Required work: Retype the run of lines that opens with the line containing "Rebuild this chart" and closes with the line containing "-0.56], [-0.76, -0.74]]", exactly and inclusively, but skip the pictures.

====== Extracted information

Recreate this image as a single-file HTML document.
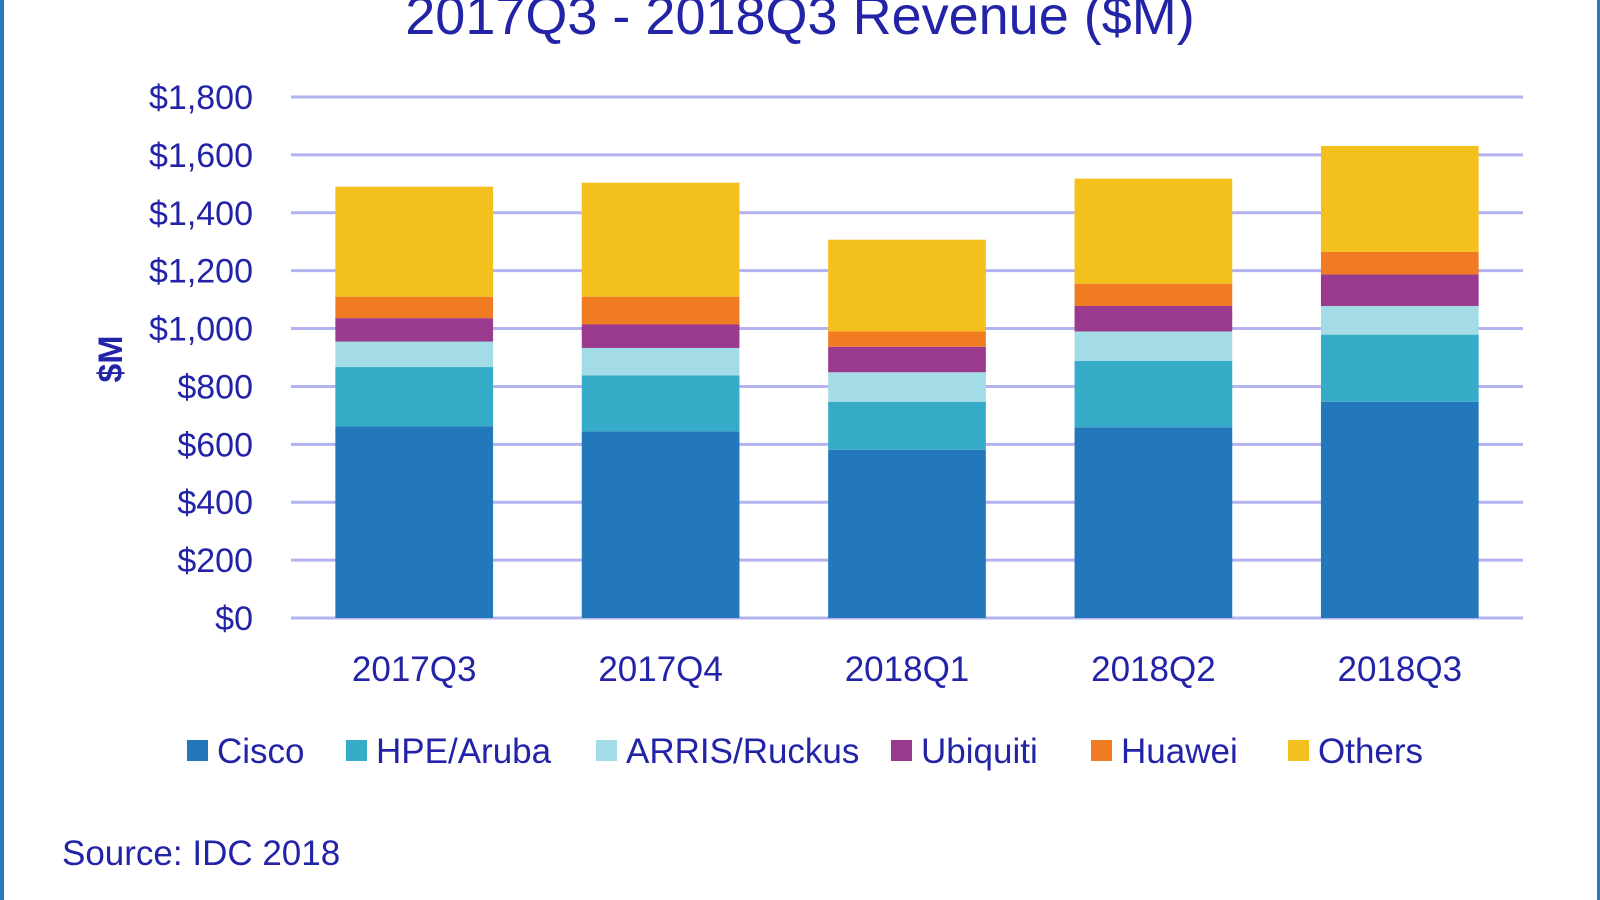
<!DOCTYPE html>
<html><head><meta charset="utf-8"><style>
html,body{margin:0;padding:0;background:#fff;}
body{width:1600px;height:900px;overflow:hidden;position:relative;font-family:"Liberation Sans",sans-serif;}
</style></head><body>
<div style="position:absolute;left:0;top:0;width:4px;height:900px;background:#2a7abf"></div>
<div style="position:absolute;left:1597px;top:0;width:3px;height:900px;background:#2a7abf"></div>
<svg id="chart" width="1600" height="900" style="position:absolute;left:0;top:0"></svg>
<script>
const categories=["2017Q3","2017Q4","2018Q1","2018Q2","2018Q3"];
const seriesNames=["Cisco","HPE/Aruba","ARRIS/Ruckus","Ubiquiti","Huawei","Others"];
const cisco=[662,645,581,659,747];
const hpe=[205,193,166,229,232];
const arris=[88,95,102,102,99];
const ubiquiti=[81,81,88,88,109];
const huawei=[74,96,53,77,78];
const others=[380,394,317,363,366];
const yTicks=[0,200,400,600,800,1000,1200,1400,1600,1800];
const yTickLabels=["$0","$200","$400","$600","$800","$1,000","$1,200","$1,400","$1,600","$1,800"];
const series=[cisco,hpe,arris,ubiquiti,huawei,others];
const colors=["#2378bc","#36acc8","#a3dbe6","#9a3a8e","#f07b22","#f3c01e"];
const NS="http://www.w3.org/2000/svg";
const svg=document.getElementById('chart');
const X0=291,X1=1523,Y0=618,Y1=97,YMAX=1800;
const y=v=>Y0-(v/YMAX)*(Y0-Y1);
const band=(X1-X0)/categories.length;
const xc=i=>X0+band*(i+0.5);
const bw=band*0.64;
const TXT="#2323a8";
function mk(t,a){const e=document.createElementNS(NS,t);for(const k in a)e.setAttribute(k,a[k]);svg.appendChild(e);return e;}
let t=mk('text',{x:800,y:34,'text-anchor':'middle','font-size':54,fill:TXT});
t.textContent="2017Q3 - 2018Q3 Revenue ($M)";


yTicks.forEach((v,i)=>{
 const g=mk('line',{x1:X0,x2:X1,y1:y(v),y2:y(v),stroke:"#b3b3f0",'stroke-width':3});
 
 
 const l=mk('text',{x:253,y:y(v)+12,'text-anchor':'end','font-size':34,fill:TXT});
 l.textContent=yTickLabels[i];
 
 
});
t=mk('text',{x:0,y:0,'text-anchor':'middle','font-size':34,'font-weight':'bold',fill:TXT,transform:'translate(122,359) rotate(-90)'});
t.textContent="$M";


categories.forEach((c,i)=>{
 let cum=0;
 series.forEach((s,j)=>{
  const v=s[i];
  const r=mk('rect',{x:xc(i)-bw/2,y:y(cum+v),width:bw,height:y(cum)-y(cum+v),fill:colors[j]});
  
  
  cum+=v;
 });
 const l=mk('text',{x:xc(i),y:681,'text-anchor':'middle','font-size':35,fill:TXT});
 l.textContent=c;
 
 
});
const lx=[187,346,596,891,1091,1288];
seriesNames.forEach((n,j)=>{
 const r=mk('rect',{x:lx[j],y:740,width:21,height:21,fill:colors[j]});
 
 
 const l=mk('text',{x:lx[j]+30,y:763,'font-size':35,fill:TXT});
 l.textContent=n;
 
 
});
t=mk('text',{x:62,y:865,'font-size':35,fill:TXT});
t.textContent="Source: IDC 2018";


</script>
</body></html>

============
====== Extracted information

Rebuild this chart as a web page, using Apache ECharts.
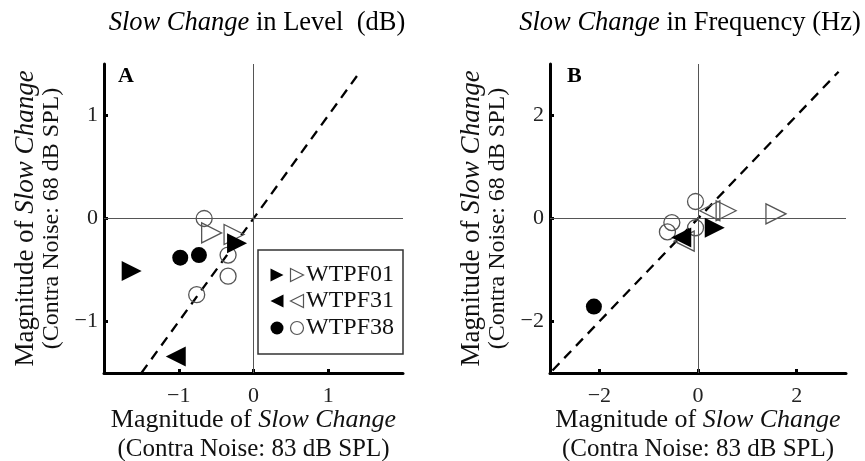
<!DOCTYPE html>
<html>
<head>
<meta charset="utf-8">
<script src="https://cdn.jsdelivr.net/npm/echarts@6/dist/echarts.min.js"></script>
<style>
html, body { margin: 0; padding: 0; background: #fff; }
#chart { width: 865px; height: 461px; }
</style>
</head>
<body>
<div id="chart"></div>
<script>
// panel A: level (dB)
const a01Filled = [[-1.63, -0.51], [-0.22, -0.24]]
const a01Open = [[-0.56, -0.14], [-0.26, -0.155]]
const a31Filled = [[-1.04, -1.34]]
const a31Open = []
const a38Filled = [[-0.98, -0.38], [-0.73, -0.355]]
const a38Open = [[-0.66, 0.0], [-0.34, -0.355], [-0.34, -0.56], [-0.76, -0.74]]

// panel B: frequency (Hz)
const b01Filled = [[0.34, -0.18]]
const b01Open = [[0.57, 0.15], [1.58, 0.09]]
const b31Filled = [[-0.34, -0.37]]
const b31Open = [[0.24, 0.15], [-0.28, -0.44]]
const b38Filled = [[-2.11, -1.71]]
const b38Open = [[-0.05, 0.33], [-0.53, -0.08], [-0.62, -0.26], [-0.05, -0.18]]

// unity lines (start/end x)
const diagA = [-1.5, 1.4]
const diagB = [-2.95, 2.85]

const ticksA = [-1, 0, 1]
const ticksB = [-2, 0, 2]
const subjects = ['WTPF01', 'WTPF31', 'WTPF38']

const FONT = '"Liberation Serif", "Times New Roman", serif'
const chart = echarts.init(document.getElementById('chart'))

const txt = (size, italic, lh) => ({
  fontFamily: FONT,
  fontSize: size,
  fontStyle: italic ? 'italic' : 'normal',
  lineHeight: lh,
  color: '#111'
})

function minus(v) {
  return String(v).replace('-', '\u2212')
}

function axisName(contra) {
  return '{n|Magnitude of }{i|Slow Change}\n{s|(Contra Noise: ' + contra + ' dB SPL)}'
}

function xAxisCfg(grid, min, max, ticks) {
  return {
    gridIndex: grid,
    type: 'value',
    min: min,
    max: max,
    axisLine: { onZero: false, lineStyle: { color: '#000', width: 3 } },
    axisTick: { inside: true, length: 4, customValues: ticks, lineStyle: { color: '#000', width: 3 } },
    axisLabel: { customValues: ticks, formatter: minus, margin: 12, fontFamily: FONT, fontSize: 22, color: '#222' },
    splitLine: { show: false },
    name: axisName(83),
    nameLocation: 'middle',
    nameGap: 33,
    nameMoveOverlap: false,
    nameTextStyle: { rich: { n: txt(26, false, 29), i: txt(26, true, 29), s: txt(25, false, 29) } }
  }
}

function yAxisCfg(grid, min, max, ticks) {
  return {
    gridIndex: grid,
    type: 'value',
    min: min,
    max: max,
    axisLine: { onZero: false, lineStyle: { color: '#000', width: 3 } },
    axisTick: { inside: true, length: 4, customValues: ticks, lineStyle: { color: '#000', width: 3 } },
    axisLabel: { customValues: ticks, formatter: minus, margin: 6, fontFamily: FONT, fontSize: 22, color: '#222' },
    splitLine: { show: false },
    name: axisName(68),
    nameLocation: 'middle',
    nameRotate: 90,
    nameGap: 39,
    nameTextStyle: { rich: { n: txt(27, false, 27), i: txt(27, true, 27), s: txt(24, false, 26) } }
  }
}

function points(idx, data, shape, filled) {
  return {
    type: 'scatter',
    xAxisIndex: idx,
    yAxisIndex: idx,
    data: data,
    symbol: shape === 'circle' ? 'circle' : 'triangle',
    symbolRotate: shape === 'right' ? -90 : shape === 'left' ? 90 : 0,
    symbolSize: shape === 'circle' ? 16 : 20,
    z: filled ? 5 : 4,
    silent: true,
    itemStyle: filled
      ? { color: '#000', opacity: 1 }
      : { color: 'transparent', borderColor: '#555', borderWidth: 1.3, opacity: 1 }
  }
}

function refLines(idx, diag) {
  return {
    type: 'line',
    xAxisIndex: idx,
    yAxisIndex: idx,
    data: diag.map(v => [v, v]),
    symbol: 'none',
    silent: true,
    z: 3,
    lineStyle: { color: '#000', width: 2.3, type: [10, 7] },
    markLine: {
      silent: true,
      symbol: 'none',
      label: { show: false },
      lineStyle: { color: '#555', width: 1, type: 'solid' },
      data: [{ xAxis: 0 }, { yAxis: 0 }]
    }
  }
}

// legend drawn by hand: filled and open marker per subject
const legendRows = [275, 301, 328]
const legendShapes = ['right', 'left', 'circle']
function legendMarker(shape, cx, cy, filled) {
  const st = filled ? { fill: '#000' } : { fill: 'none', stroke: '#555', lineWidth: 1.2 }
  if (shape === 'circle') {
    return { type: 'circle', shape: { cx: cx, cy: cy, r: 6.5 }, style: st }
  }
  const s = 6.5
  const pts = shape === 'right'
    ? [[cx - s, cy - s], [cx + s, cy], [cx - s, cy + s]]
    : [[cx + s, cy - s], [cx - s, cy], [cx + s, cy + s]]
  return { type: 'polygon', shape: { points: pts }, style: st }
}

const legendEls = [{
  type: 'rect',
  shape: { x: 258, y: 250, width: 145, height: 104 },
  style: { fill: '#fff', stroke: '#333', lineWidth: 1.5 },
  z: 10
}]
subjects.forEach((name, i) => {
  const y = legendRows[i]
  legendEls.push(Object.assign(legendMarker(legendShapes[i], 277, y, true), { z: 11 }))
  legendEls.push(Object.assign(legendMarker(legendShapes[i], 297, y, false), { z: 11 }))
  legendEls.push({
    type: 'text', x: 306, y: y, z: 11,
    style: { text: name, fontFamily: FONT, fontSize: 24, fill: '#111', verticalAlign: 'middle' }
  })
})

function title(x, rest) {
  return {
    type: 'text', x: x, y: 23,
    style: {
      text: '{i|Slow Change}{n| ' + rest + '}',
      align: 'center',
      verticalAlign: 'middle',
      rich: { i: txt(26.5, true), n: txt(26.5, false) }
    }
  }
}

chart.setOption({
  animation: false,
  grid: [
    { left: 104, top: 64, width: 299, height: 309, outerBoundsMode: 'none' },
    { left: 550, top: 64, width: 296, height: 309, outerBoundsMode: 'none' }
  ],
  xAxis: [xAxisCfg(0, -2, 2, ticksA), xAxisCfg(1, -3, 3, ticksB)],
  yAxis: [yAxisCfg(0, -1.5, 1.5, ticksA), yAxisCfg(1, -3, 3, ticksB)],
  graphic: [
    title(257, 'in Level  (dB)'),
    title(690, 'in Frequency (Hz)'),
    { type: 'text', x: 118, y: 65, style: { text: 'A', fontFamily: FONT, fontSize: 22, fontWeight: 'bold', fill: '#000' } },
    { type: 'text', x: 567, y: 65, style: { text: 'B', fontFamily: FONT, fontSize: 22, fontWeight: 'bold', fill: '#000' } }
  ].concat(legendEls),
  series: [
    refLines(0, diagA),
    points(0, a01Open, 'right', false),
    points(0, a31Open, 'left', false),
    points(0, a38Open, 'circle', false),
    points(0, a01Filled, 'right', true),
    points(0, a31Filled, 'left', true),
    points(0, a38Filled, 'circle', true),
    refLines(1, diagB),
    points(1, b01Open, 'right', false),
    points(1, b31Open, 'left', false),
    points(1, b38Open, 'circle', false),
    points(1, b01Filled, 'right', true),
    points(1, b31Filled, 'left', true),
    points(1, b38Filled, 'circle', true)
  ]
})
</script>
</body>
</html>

============

Written solution:
Rebuild this chart as a web page, using Apache ECharts.
<!DOCTYPE html>
<html>
<head>
<meta charset="utf-8">
<script src="https://cdn.jsdelivr.net/npm/echarts@6/dist/echarts.min.js"></script>
<style>
html, body { margin: 0; padding: 0; background: #fff; }
#chart { width: 865px; height: 461px; }
</style>
</head>
<body>
<div id="chart"></div>
<script>
// panel A: level (dB)
const a01Filled = [[-1.63, -0.51], [-0.22, -0.24]]
const a01Open = [[-0.56, -0.14], [-0.26, -0.155]]
const a31Filled = [[-1.04, -1.34]]
const a31Open = []
const a38Filled = [[-0.98, -0.38], [-0.73, -0.355]]
const a38Open = [[-0.66, 0.0], [-0.34, -0.355], [-0.34, -0.56], [-0.76, -0.74]]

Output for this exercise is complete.